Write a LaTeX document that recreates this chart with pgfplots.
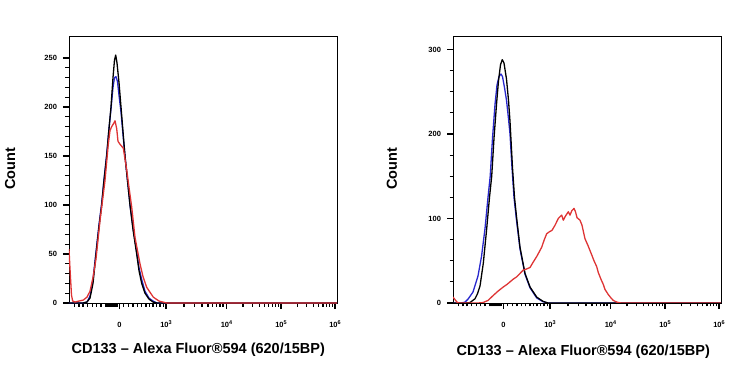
\documentclass[border=0pt]{standalone}
\usepackage{pgfplots}
\pgfplotsset{compat=1.18}
\usepackage{fontspec}
\setmainfont{Liberation Sans}
\definecolor{fblue}{RGB}{40,40,205}
\definecolor{fred}{RGB}{222,52,52}
\newcommand{\dec}[1]{10\raisebox{3.2pt}{\fontsize{5.5}{6}\selectfont #1}}

\pgfplotstableread{
x y
0 0
14 0
18 1
21 5
24 20
27 50
30 78
32.7 100
35 125
37.7 150
40 178
42 200
44 230
45.5 248
46.7 253
48 245
50 225
52 200
54 175
56 150
58.5 125
61 100
64 75
67.7 50
70 33
72.7 20
76 10
80 4
84 1
88 0
268 0
}\LeftBlack

\pgfplotstableread{
x y
0 0
14 0
18 1
21 7
24 24
27 52
30 80
32.7 102
35 126
37.7 152
40 178
42 198
44 220
45.5 230
47 231
48.5 226
50 212
52 195
54 172
56 150
58.5 125
61 100
64 77
67.7 52
70 36
72.7 24
76 12
80 5
84 2
88 0
268 0
}\LeftBlue

\pgfplotstableread{
x y
0 55
1 35
2.5 8
3.7 2
6 1
10 2
14.3 3
18 6
21 12
24 26
27 45
31 84
36 125
39.3 162
41 176
42.7 180
44.5 183
46 186
47.7 178
49 165
51 162
54.3 158
57.7 136
60 118
62.7 98
66 67
71 40
74 27
77.7 16
84.3 6
90 2
97.7 0
268 0
}\LeftRed

\pgfplotstableread{
x y
0 0
12 0
17 0.5
22 5
24.5 11
27 20
30.3 47
33.7 88
36.5 125
38.7 150
41 195
43.5 235
45.5 263
47.5 282
49.3 288
51 284
53.5 265
55.5 240
57 215
59.5 160
61.5 125
63.7 100
67 66
72 35
77 19
83.7 7
90 2
95 0
268 0
}\RightBlack

\pgfplotstableread{
x y
0 0
8 0
12 1
15.3 5
20 13
25 32
28.5 55
32 88
35 125
37.2 150
39.5 195
42 235
44 258
46 268
48 271
49.5 268
51.5 255
53.5 240
55.5 218
57 200
59 160
61 125
63.5 98
67 64
72 34
77 18
83.7 6
90 1.5
95 0
268 0
}\RightBlue

\pgfplotstableread{
x y
0 7
2 4
4 1
6 0
25 0
30 0.5
35 3
40.3 9
45 14
50.3 19
54 22
57 25
60 28
63.7 31
67 35
70.3 39
73 40
77 42
80 48
83.7 55
86 60
88.7 66
91 74
93.7 82
96 84
99 86
102 92
105.3 100
107 102
108.7 104
110.3 98
112 102
115.3 108
117 104
118.7 109
121 112
122.5 108
124 101
127 98
129 92
132 76
135 68
138.7 57
141 50
143.7 43
145.3 36
148 28
150.3 22
152 16
155.3 10
158 6
160.3 3
164 1
168 0
268 0
}\RightRed

\pgfplotsset{
  flowaxis/.style={
    scale only axis, width=268pt, height=267pt,
    xmin=0, xmax=268, ymin=0,
    tick align=outside, tick pos=left,
    major tick length=6pt, minor tick length=3.5pt,
    every tick/.style={black, line width=1.1pt},
    /pgf/number format/assume math mode=true,
    xtick={50.5,97,157.5,212,266},
    xticklabels={0,\dec{3},\dec{4},\dec{5},\dec{6}},
    minor xtick={5.5,10,14,18.7,23.2,27.5,32,37,38,39,40,41,42,43,44,45,46,47,48,54.5,59.5,64,68.5,72.8,77,80.6,84,87.7,91,94.3,115,125.6,133,139,143.7,147.7,151,154,174,183.5,190.3,195.6,199.9,203.6,206.7,209.5,228.3,237.8,244.5,249.7,254,257.6,260.8,263.5},
    tick label style={font=\fontsize{7.5}{8}\selectfont\bfseries},
    xticklabel style={anchor=base, yshift=-18.5pt},
    yticklabel style={xshift=-2.5pt},
    xlabel style={font=\fontsize{14.5}{16}\selectfont\bfseries},
    ylabel style={font=\fontsize{14.5}{16}\selectfont\bfseries},
    xlabel={CD133 – Alexa Fluor®594 (620/15BP)},
    ylabel={Count},
  },
  cv/.style={line width=1.3pt, line join=round, #1}
}

\begin{document}
\begin{tikzpicture}
\path[use as bounding box] (0,0) rectangle (750pt,375pt);

\begin{axis}[flowaxis, at={(69pt,72pt)}, anchor=south west,
  ymax=272.5, ytick={0,50,100,150,200,250}, minor y tick num=4,
  xlabel style={at={(axis description cs:0.4825,-0.176)}, anchor=center},
  ylabel style={at={(axis description cs:-0.22,0.502)}, anchor=center}]
\addplot[cv=fblue] table[x=x,y=y] {\LeftBlue};
\addplot[cv=black] table[x=x,y=y] {\LeftBlack};
\addplot[cv=fred] table[x=x,y=y] {\LeftRed};
\node[rotate=90, anchor=west, inner sep=0pt, font=\fontsize{11}{12}\selectfont] at (axis description cs:1.036,-0.011) {Copyright (c) 2022 Abcam Plc};
\end{axis}

\begin{axis}[flowaxis, at={(453pt,72pt)}, anchor=south west,
  ymax=316, ytick={0,100,200,300}, minor y tick num=3,
  xlabel style={at={(axis description cs:0.486,-0.182)}, anchor=center},
  ylabel style={at={(axis description cs:-0.2276,0.502)}, anchor=center}]
\addplot[cv=fblue] table[x=x,y=y] {\RightBlue};
\addplot[cv=black] table[x=x,y=y] {\RightBlack};
\addplot[cv=fred] table[x=x,y=y] {\RightRed};
\node[rotate=90, anchor=west, inner sep=0pt, font=\fontsize{11}{12}\selectfont] at (axis description cs:1.04,-0.011) {Copyright (c) 2022 Abcam Plc};
\end{axis}
\end{tikzpicture}
\end{document}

────────────────

*Aim*
Would you return the data exactly as written, without the pictures?

*In response*
Write a LaTeX document that recreates this chart with pgfplots.
\documentclass[border=0pt]{standalone}
\usepackage{pgfplots}
\pgfplotsset{compat=1.18}
\usepackage{fontspec}
\setmainfont{Liberation Sans}
\definecolor{fblue}{RGB}{40,40,205}
\definecolor{fred}{RGB}{222,52,52}
\newcommand{\dec}[1]{10\raisebox{3.2pt}{\fontsize{5.5}{6}\selectfont #1}}

\pgfplotstableread{
x y
0 0
14 0
18 1
21 5
24 20
27 50
30 78
32.7 100
35 125
37.7 150
40 178
42 200
44 230
45.5 248
46.7 253
48 245
50 225
52 200
54 175
56 150
58.5 125
61 100
64 75
67.7 50
70 33
72.7 20
76 10
80 4
84 1
88 0
268 0
}\LeftBlack

\pgfplotstableread{
x y
0 0
14 0
18 1
21 7
24 24
27 52
30 80
32.7 102
35 126
37.7 152
40 178
42 198
44 220
45.5 230
47 231
48.5 226
50 212
52 195
54 172
56 150
58.5 125
61 100
64 77
67.7 52
70 36
72.7 24
76 12
80 5
84 2
88 0
268 0
}\LeftBlue

\pgfplotstableread{
x y
0 55
1 35
2.5 8
3.7 2
6 1
10 2
14.3 3
18 6
21 12
24 26
27 45
31 84
36 125
39.3 162
41 176
42.7 180
44.5 183
46 186
47.7 178
49 165
51 162
54.3 158
57.7 136
60 118
62.7 98
66 67
71 40
74 27
77.7 16
84.3 6
90 2
97.7 0
268 0
}\LeftRed

\pgfplotstableread{
x y
0 0
12 0
17 0.5
22 5
24.5 11
27 20
30.3 47
33.7 88
36.5 125
38.7 150
41 195
43.5 235
45.5 263
47.5 282
49.3 288
51 284
53.5 265
55.5 240
57 215
59.5 160
61.5 125
63.7 100
67 66
72 35
77 19
83.7 7
90 2
95 0
268 0
}\RightBlack

\pgfplotstableread{
x y
0 0
8 0
12 1
15.3 5
20 13
25 32
28.5 55
32 88
35 125
37.2 150
39.5 195
42 235
44 258
46 268
48 271
49.5 268
51.5 255
53.5 240
55.5 218
57 200
59 160
61 125
63.5 98
67 64
72 34
77 18
83.7 6
90 1.5
95 0
268 0
}\RightBlue

\pgfplotstableread{
x y
0 7
2 4
4 1
6 0
25 0
30 0.5
35 3
40.3 9
45 14
50.3 19
54 22
57 25
60 28
63.7 31
67 35
70.3 39
73 40
77 42
80 48
83.7 55
86 60
88.7 66
91 74
93.7 82
96 84
99 86
102 92
105.3 100
107 102
108.7 104
110.3 98
112 102
115.3 108
117 104
118.7 109
121 112
122.5 108
124 101
127 98
129 92
132 76
135 68
138.7 57
141 50
143.7 43
145.3 36
148 28
150.3 22
152 16
155.3 10
158 6
160.3 3
164 1
168 0
268 0
}\RightRed

\pgfplotsset{
  flowaxis/.style={
    scale only axis, width=268pt, height=267pt,
    xmin=0, xmax=268, ymin=0,
    tick align=outside, tick pos=left,
    major tick length=6pt, minor tick length=3.5pt,
    every tick/.style={black, line width=1.1pt},
    /pgf/number format/assume math mode=true,
    xtick={50.5,97,157.5,212,266},
    xticklabels={0,\dec{3},\dec{4},\dec{5},\dec{6}},
    minor xtick={5.5,10,14,18.7,23.2,27.5,32,37,38,39,40,41,42,43,44,45,46,47,48,54.5,59.5,64,68.5,72.8,77,80.6,84,87.7,91,94.3,115,125.6,133,139,143.7,147.7,151,154,174,183.5,190.3,195.6,199.9,203.6,206.7,209.5,228.3,237.8,244.5,249.7,254,257.6,260.8,263.5},
    tick label style={font=\fontsize{7.5}{8}\selectfont\bfseries},
    xticklabel style={anchor=base, yshift=-18.5pt},
    yticklabel style={xshift=-2.5pt},
    xlabel style={font=\fontsize{14.5}{16}\selectfont\bfseries},
    ylabel style={font=\fontsize{14.5}{16}\selectfont\bfseries},
    xlabel={CD133 – Alexa Fluor®594 (620/15BP)},
    ylabel={Count},
  },
  cv/.style={line width=1.3pt, line join=round, #1}
}

\begin{document}
\begin{tikzpicture}
\path[use as bounding box] (0,0) rectangle (750pt,375pt);

\begin{axis}[flowaxis, at={(69pt,72pt)}, anchor=south west,
  ymax=272.5, ytick={0,50,100,150,200,250}, minor y tick num=4,
  xlabel style={at={(axis description cs:0.4825,-0.176)}, anchor=center},
  ylabel style={at={(axis description cs:-0.22,0.502)}, anchor=center}]
\addplot[cv=fblue] table[x=x,y=y] {\LeftBlue};
\addplot[cv=black] table[x=x,y=y] {\LeftBlack};
\addplot[cv=fred] table[x=x,y=y] {\LeftRed};
\node[rotate=90, anchor=west, inner sep=0pt, font=\fontsize{11}{12}\selectfont] at (axis description cs:1.036,-0.011) {Copyright (c) 2022 Abcam Plc};
\end{axis}

\begin{axis}[flowaxis, at={(453pt,72pt)}, anchor=south west,
  ymax=316, ytick={0,100,200,300}, minor y tick num=3,
  xlabel style={at={(axis description cs:0.486,-0.182)}, anchor=center},
  ylabel style={at={(axis description cs:-0.2276,0.502)}, anchor=center}]
\addplot[cv=fblue] table[x=x,y=y] {\RightBlue};
\addplot[cv=black] table[x=x,y=y] {\RightBlack};
\addplot[cv=fred] table[x=x,y=y] {\RightRed};
\node[rotate=90, anchor=west, inner sep=0pt, font=\fontsize{11}{12}\selectfont] at (axis description cs:1.04,-0.011) {Copyright (c) 2022 Abcam Plc};
\end{axis}
\end{tikzpicture}
\end{document}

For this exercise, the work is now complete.